Neil Pillai spent two months in Durban searching for his family roots. His search drew a blank and 53-year-old Pillai, who has returned to his London home, appealed to anyone in Durban who may have known or was related to his father, Kosalan Pillai, who was likely to have grown up in Durban in the 40s or 50s.
Pillai’s mother, Patricia Ryan, was of Irish nationality and Pillai said their family lived in Glasgow when he was young and that his father died in 1973, when he was 6 years old.
“I remember my dad with clarity and I remember sitting on his lap as he showed me how to tie up his shoelaces. I remember how kind, big and dark he was,” said Pillai last week.
He also remembered his father’s Ford Zephyr.
“It was considered a luxury car, and he sat me on his lap and I would hold the steering wheel and he would change gears. We would also watch Westerns together late at night,” he said.
After his father died, the family moved to South London, where Pillai grew up. He said once his father had died, his life became unstable and since reaching adulthood, he had little contact with his mother or access to any of his father’s documents.
“There was one picture of him on an identity document, and even I can see the resemblance between us, he looks identical to me,” said Pillai.
Pillai graduated from the University of London with a biology degree, before pursuing his first love, the performing arts.
“I managed to get a scholarship to the London Studio Centre where I studied in the performing arts and I’ve done acting, singing and dancing,” he said.
While he enjoyed dance, he also trained in martial arts, particularly kickboxing, and spent time in Holland fine-tuning his martial arts.
“I started in martial arts when I was 13 years old because I was getting bullied at school.
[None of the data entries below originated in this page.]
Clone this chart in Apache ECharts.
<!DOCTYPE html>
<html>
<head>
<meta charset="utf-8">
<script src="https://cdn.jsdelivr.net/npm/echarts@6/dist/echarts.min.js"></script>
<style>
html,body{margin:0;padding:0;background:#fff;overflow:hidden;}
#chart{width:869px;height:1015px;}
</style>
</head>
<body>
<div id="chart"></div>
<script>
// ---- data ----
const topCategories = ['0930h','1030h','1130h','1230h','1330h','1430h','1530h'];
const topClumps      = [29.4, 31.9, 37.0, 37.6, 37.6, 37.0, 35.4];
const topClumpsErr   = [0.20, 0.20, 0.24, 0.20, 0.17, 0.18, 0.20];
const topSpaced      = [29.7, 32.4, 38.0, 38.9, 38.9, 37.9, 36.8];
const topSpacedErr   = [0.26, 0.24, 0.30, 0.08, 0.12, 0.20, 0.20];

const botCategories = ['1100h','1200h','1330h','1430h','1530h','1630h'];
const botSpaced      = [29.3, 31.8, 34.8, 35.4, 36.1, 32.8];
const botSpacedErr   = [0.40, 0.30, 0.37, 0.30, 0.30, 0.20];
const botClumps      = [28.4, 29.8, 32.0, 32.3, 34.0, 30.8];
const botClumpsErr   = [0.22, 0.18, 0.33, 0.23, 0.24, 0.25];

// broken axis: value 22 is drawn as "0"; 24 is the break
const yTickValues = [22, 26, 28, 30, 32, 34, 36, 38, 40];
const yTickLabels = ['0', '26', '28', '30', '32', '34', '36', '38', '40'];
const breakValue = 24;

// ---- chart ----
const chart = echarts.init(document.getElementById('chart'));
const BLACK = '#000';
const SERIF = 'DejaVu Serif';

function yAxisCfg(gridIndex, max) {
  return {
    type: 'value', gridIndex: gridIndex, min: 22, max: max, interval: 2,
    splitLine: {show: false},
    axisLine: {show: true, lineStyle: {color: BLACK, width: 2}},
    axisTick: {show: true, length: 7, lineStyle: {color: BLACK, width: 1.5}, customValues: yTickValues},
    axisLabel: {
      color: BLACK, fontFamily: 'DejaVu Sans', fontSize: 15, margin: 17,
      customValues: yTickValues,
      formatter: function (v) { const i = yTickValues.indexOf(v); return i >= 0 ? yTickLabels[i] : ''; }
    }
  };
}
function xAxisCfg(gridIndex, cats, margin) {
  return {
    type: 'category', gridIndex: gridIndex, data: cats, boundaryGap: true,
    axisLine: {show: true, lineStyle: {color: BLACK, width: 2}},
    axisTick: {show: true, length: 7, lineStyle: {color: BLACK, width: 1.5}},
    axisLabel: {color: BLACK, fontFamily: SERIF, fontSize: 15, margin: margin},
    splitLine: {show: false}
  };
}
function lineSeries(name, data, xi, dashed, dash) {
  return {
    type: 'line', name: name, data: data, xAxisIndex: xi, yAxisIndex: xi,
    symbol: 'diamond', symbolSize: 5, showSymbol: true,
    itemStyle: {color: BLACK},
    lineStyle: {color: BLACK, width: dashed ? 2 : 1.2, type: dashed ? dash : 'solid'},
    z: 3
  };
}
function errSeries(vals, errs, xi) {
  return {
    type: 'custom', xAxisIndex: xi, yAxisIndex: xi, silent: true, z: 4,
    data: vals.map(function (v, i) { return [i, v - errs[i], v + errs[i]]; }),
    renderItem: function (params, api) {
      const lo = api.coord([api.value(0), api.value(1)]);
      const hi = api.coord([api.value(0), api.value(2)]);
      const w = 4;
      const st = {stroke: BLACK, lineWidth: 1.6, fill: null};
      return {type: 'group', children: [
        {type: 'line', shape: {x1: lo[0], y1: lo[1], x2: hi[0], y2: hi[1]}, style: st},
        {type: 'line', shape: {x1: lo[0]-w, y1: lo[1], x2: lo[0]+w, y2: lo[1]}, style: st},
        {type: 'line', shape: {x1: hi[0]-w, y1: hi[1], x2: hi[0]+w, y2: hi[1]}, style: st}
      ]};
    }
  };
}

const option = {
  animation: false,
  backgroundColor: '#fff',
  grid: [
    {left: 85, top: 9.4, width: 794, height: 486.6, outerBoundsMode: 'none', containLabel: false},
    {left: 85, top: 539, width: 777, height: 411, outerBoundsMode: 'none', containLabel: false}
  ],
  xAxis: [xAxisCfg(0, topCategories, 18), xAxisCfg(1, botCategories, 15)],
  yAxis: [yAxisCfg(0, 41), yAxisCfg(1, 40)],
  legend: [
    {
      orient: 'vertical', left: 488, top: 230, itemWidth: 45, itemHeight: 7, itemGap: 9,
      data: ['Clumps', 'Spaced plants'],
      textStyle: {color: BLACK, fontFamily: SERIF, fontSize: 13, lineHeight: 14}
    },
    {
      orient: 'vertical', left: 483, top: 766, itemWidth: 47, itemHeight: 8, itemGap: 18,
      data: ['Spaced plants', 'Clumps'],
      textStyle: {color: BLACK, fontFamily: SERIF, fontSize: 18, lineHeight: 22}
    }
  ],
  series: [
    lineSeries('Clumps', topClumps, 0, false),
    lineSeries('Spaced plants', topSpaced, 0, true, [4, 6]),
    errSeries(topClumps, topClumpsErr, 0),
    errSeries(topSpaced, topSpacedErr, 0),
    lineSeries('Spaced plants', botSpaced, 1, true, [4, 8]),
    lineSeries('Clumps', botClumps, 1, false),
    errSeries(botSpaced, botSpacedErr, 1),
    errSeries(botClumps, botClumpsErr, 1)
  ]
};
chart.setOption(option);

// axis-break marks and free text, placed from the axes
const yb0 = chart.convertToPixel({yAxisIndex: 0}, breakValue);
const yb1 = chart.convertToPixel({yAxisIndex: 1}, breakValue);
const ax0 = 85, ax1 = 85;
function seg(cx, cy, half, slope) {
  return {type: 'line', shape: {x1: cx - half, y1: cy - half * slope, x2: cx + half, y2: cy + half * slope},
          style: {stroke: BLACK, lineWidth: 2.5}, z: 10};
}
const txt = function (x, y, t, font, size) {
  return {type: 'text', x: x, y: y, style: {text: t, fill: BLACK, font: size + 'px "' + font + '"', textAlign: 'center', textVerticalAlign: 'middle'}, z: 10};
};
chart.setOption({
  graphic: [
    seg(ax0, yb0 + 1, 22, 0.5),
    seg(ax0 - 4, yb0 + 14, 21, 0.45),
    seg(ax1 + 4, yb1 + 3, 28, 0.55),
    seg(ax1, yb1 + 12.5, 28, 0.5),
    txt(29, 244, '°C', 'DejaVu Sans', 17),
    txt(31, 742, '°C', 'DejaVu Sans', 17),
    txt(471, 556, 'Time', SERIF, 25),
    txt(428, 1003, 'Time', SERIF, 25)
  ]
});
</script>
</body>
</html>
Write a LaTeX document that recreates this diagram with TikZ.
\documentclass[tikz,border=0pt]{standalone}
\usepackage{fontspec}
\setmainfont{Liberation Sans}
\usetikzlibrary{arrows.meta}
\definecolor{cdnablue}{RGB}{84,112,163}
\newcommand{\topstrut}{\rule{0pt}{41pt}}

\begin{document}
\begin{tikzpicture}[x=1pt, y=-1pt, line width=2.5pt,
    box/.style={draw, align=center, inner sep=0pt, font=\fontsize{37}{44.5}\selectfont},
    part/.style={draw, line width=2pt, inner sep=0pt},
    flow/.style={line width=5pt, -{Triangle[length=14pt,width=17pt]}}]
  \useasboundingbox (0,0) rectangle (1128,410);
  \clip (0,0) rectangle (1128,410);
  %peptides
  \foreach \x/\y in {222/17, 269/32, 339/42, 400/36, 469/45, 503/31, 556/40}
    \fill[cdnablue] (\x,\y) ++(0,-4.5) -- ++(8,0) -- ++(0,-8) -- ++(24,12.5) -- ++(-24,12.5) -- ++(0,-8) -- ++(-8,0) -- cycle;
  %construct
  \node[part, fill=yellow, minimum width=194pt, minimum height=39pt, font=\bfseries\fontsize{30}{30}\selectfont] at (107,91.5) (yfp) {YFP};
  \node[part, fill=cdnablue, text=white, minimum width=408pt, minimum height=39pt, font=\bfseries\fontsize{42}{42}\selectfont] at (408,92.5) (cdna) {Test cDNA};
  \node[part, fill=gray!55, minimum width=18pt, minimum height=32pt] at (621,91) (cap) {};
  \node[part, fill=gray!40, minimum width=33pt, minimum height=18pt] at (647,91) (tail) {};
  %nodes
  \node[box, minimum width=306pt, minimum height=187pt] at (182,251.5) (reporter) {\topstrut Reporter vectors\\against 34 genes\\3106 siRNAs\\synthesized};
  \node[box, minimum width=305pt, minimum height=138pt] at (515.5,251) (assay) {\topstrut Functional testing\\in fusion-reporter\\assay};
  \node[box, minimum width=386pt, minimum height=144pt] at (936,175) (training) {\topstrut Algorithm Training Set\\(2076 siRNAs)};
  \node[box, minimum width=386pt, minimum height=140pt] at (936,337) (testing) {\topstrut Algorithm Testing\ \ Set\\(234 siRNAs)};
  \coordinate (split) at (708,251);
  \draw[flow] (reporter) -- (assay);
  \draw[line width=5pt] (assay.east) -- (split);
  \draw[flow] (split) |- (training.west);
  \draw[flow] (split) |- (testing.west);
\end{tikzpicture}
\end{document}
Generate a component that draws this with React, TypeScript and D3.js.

I prefer the arts to the martial, as I’m a practical pacifist.
“I worked as a chef during the day and would go to the gym at night. My only vice was coffee,” he said with a smile.
He travelled extensively from Australia and New Zealand to the Ukraine, and has spent the last 13 years in the Egyptian resort town of Sharm El Sheikh.
Deciding to pursue a Master’s degree, in his online search he came across the University of KwaZulu- Natal.
“I thought Durban, that’s where my dad is from,” he said. After getting together a budget to spend a couple of months in South Africa, he arrived in Durban.
While his search for his family had not yet yielded anything positive, Pillai said he would continue, and that he had enjoyed being in his father’s town.
“People here are genuinely friendly and there’s a kindness. I’ve been to a heritage centre and the records office, but haven’t found anything yet. I also don’t have a car here, so getting to the suburbs out of central Durban was difficult.
“It was lovely to have been in Durban, it’s been an eye-opener to see the place and I feel a connection here,” he said.